The Journal of Bucharest College of Physicians and the Romanian Academy of Medical Sciences

Versatility of Vein Grafts in Hand Neurovascular Reconstruction – Clinical Cases and Literature Review


Injuries to the upper limb may determine unexpected simple or complex soft tissue defects, due to different types of underlying injury mechanism, clean cut/stabs, crushing, torsion, avulsion or mixed types, which pose a challenge for the reconstructive surgeon. Ideally, all arterial, venous and nervous lesions, in the distal upper limb should be repaired in an end-to-end technique, outside of injury zones, with healthy ends, in a tension free manner. However, situations arise where, either a tension-free repair is not possible, or a considerable defect is met, often representing a challenge to the surgeon. Therefore, a timely decision is imposed in order to find the most favorable approach to restore limb or segment perfusion, ensuring efficient venous return, as well as providing a sensate repair. Usage of vein grafts represents an essential tool comprised in the reconstructive surgeon’s armamentarium, with high versatility in nerve, arterial and venous reconstruction. Not only does it provide an ideal solution, with high adaptability to each case, but it also may enhance short- and long-term outcome, offering an optimal reconstructive option in any upper limb trauma situation, regardless of etiology.
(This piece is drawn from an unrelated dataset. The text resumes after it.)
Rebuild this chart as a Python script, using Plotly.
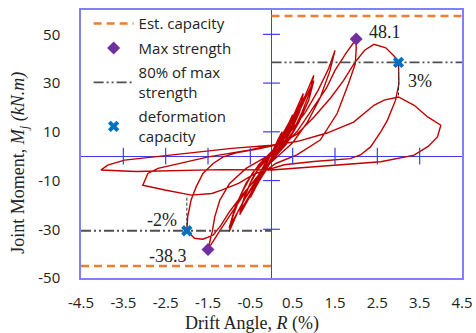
import plotly.graph_objects as go

# Hysteresis path (drift %, moment kN.m)
drift = [0,
 0.08,0.16,0.25,0.2,0.12,0.04,-0.04,-0.12,-0.25,-0.18,-0.1,-0.02,
 0.08,0.16,0.25,0.19,0.1,0.0,-0.1,-0.25,-0.18,-0.1,
 0.0,0.15,0.3,0.42,0.5,0.44,0.34,0.22,0.08,-0.05,-0.2,-0.35,-0.5,-0.43,-0.32,-0.2,-0.08,
 0.05,0.2,0.35,0.5,0.43,0.3,0.15,0.02,-0.15,-0.32,-0.5,-0.42,-0.3,-0.15,
 0.0,0.2,0.4,0.6,0.75,0.68,0.55,0.38,0.2,0.02,-0.2,-0.4,-0.6,-0.75,-0.66,-0.5,-0.32,-0.12,
 0.05,0.3,0.5,0.75,0.66,0.48,0.28,0.05,-0.2,-0.45,-0.75,-0.64,-0.45,-0.25,
 0.0,0.3,0.55,0.8,1.0,0.9,0.72,0.5,0.25,0.0,-0.3,-0.55,-0.8,-1.0,-0.9,-0.7,-0.45,-0.2,
 0.05,0.4,0.7,1.0,0.88,0.65,0.35,0.05,-0.3,-0.65,-1.0,-0.86,-0.6,-0.3,
 0.0,0.4,0.8,1.1,1.35,1.5,1.38,1.15,0.85,0.5,0.15,-0.2,-0.55,-0.9,-1.2,-1.5,-1.4,-1.34,-1.22,-0.99,-0.6,-0.2,
 0.2,0.6,1.0,1.3,1.5,1.75,2.0,2.0,1.98,1.82,1.55,1.15,0.6,0.1,-0.3,-0.7,-1.0,-1.2,-1.38,-1.62,-1.82,-2.0,
 -1.98,-1.9,-1.78,-1.62,-1.38,-1.14,-0.83,
 -0.3,0.2,0.6,1.0,1.4,1.7,1.95,2.2,2.42,2.7,2.9,3.0,3.01,2.93,2.74,2.58,2.34,2.1,1.86,1.0,0.3,
 -0.38,-0.78,-1.18,-1.41,-1.89,-2.13,-2.52,-3.04,-2.92,-2.68,-2.2,-1.49,-0.54,0.0,
 0.6,1.31,1.94,2.42,2.66,3.0,3.37,3.69,4.0,3.92,3.7,3.37,2.58,1.5,0.0,-1.18,-2.13,-3.2,-4.03,
 -3.87,-3.47,-2.13,-0.94,0.0]
moment = [0,
 3.5,7,10,7,3.5,0.5,-2.5,-5.5,-9,-5.5,-2.5,0.5,
 4,7,9.5,6,2.5,-0.5,-4,-8.5,-5,-2,
 1,5,9.5,14,17,13,8.5,4.5,0.5,-3,-7.5,-12,-17,-13,-8.5,-4.5,-1,
 2.5,7,11.5,16.5,12,7.5,3,-0.5,-5.5,-11,-16.5,-12,-7.5,-3,
 1,6,12,19.5,25.7,20,14,8,3,-1.5,-7,-13,-19,-24,-18,-11,-5.5,-1.5,
 2,8.5,15,24,18,11,5,-0.5,-6.5,-14,-23,-16.5,-9,-3.5,
 1.5,8.5,16,25,33.2,26,18,10,3.5,-1.5,-8,-15,-23,-31,-24,-15,-7,-2,
 2,10,20,31,23,14,5,-1,-9,-18,-29.5,-21,-11,-3.5,
 2,9,18,27,36,43.4,35,24,14,5.5,0,-5.5,-13,-22,-30,-38.3,-31,-24.9,-18,-11.2,-5,-1,
 3,10,20,28,35.2,42,48.1,44,38,29.8,17.5,6.6,0.5,-3,-8,-16,-23,-28.5,-32.4,-34.1,-33.7,-30.6,
 -24.9,-18,-12.6,-7.1,-3,-0.3,1.4,
 3,5,9,16,24,31,38,43.5,45.9,44.5,41,38.5,29.8,23,14.8,10,3.8,0.5,-1,-2.2,-3.5,
 -7.1,-11.2,-13.9,-15.3,-16,-15.3,-13.9,-11.9,-7.1,-5,-3,-0.3,2.5,4.5,
 6,9.5,14,20.9,23,24.3,20.9,16.1,12.7,7.9,4,0.4,-2.3,-3.8,-5.7,-5.5,-6,-6.3,-5.7,
 -3.7,-1.6,1.1,3.2,4.5]

est_capacity = [57.5, -45.1]
max_strength_R = [2.0, -1.5]
max_strength_M = [48.1, -38.3]
deform_R = [3.0, -2.0]
deform_M = [38.5, -30.6]
deform_next_M = [24.3, -16.5]
x_ticks = [-4.5, -3.5, -2.5, -1.5, -0.5, 0.5, 1.5, 2.5, 3.5, 4.5]
y_ticks = [-50, -30, -10, 10, 30, 50]
axis_mark_x = [-3.5, -2.5, -1.5, -0.5, 0.5, 1.5, 2.5, 3.5]
axis_mark_y = [-30, -10, 10, 30, 50]

RED = "#c00000"
ORANGE = "#ed7d31"
GRAY = "#505050"
PURPLE = "#7030a0"
BLUE = "#0070c0"
AXBLUE = "#3c3cf0"
FRAME = "#8080f8"

fig = go.Figure()

fig.add_trace(go.Scatter(x=drift, y=moment, mode="lines",
                         line=dict(color=RED, width=1.4), showlegend=False,
                         hoverinfo="skip"))

# tick marks crossing the zero axes
fig.add_trace(go.Scatter(x=axis_mark_x, y=[0]*len(axis_mark_x), mode="markers",
                         marker=dict(symbol="line-ns", size=12,
                                     line=dict(width=1.2, color=AXBLUE)),
                         showlegend=False, hoverinfo="skip"))
fig.add_trace(go.Scatter(x=[0]*len(axis_mark_y), y=axis_mark_y, mode="markers",
                         marker=dict(symbol="line-ew", size=12,
                                     line=dict(width=1.2, color=AXBLUE)),
                         showlegend=False, hoverinfo="skip"))

# estimated capacity
fig.add_trace(go.Scatter(x=[0, 4.5], y=[est_capacity[0]]*2, mode="lines",
                         line=dict(color=ORANGE, width=2.5, dash="8px,5px"),
                         name="Est. capacity", legendgroup="a", legendrank=1))
fig.add_trace(go.Scatter(x=[-4.5, 0], y=[est_capacity[1]]*2, mode="lines",
                         line=dict(color=ORANGE, width=2.5, dash="8px,5px"),
                         showlegend=False, legendgroup="a"))

# 80% lines
fig.add_trace(go.Scatter(x=[0, 4.5], y=[deform_M[0]]*2, mode="lines",
                         line=dict(color=GRAY, width=1.8, dash="10px,3px,2px,3px,2px,3px"),
                         name="80% of max<br>strength", legendgroup="c", legendrank=3))
fig.add_trace(go.Scatter(x=[-4.5, 0], y=[deform_M[1]]*2, mode="lines",
                         line=dict(color=GRAY, width=1.8, dash="10px,3px,2px,3px,2px,3px"),
                         showlegend=False, legendgroup="c"))

# dashed verticals from deformation capacity points
for r, m0, m1 in zip(deform_R, deform_M, deform_next_M):
    fig.add_trace(go.Scatter(x=[r, r], y=[m0, m1], mode="lines",
                             line=dict(color="#303030", width=1, dash="3px,2px"),
                             showlegend=False, hoverinfo="skip"))

fig.add_trace(go.Scatter(x=max_strength_R, y=max_strength_M, mode="markers",
                         marker=dict(symbol="diamond", size=10, color=PURPLE),
                         name="Max strength", legendgroup="b", legendrank=2))
fig.add_trace(go.Scatter(x=deform_R, y=deform_M, mode="markers",
                         marker=dict(symbol="x", size=10, color=BLUE),
                         name="deformation<br>capacity", legendgroup="d", legendrank=4))

serif = "Liberation Serif"
annos = [
    dict(x=2.67, y=51, text="48.1"),
    dict(x=3.5, y=31, text="3%"),
    dict(x=-2.58, y=-26.2, text="-2%"),
    dict(x=-2.45, y=-41, text="-38.3"),
]
for a in annos:
    fig.add_annotation(x=a["x"], y=a["y"], text=a["text"], showarrow=False,
                       xanchor="center", yanchor="middle",
                       font=dict(family=serif, size=18, color="#222"))

fig.add_annotation(xref="paper", yref="paper", x=0.449, y=-0.168,
                   xanchor="center", yanchor="middle",
                   text="Drift Angle, <i>R</i> (%)", showarrow=False,
                   font=dict(family=serif, size=18, color="#222"))
fig.add_annotation(xref="paper", yref="paper", x=-0.16, y=0.43, textangle=-90,
                   xanchor="center", yanchor="middle",
                   text="Joint Moment, <i>M<sub>j</sub></i> <i>(kN.m)</i>", showarrow=False,
                   font=dict(family=serif, size=18, color="#222"))

fig.update_layout(
    width=476, height=333,
    margin=dict(l=81, r=14, t=10, b=55, autoexpand=False),
    paper_bgcolor="white", plot_bgcolor="white",
    font=dict(family="Open Sans", size=15, color="#222"),
    legend=dict(x=0.02, y=1.01, xanchor="left", yanchor="top",
                bgcolor="rgba(255,255,255,0)", font=dict(size=15),
                tracegroupgap=2, itemwidth=40),
    showlegend=True,
)
fig.update_xaxes(range=[-4.5, 4.5], tickvals=x_ticks, ticktext=[str(v) for v in x_ticks],
                 showgrid=False, zeroline=True, zerolinecolor=AXBLUE, zerolinewidth=1.2,
                 showline=True, mirror=True, linecolor=FRAME, linewidth=1.5,
                 ticks="", ticklabelstandoff=10, automargin=False)
fig.update_yaxes(range=[-50, 60], tickvals=y_ticks, ticktext=[str(v) for v in y_ticks],
                 showgrid=False, zeroline=True, zerolinecolor=AXBLUE, zerolinewidth=1.2,
                 showline=True, mirror=True, linecolor=FRAME, linewidth=1.5,
                 ticks="", ticklabelstandoff=16, automargin=False)

fig.write_html("out.html", config={"displayModeBar": False},
               post_script="document.body.style.margin='0';document.body.style.overflow='hidden';")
We aim to describe our therapeutic strategies in a series of challenging trauma cases involving digital structures from the upper limb. Interposed vein grafts were used to re-stablish sensate function in a patient with a collateral digital nerve defect, but also to bridge vital digit arterial defect in a torsion-avulsion thumb amputation, as well as re-establishing venous flow in patients with Urbaniak II finger degloving injury.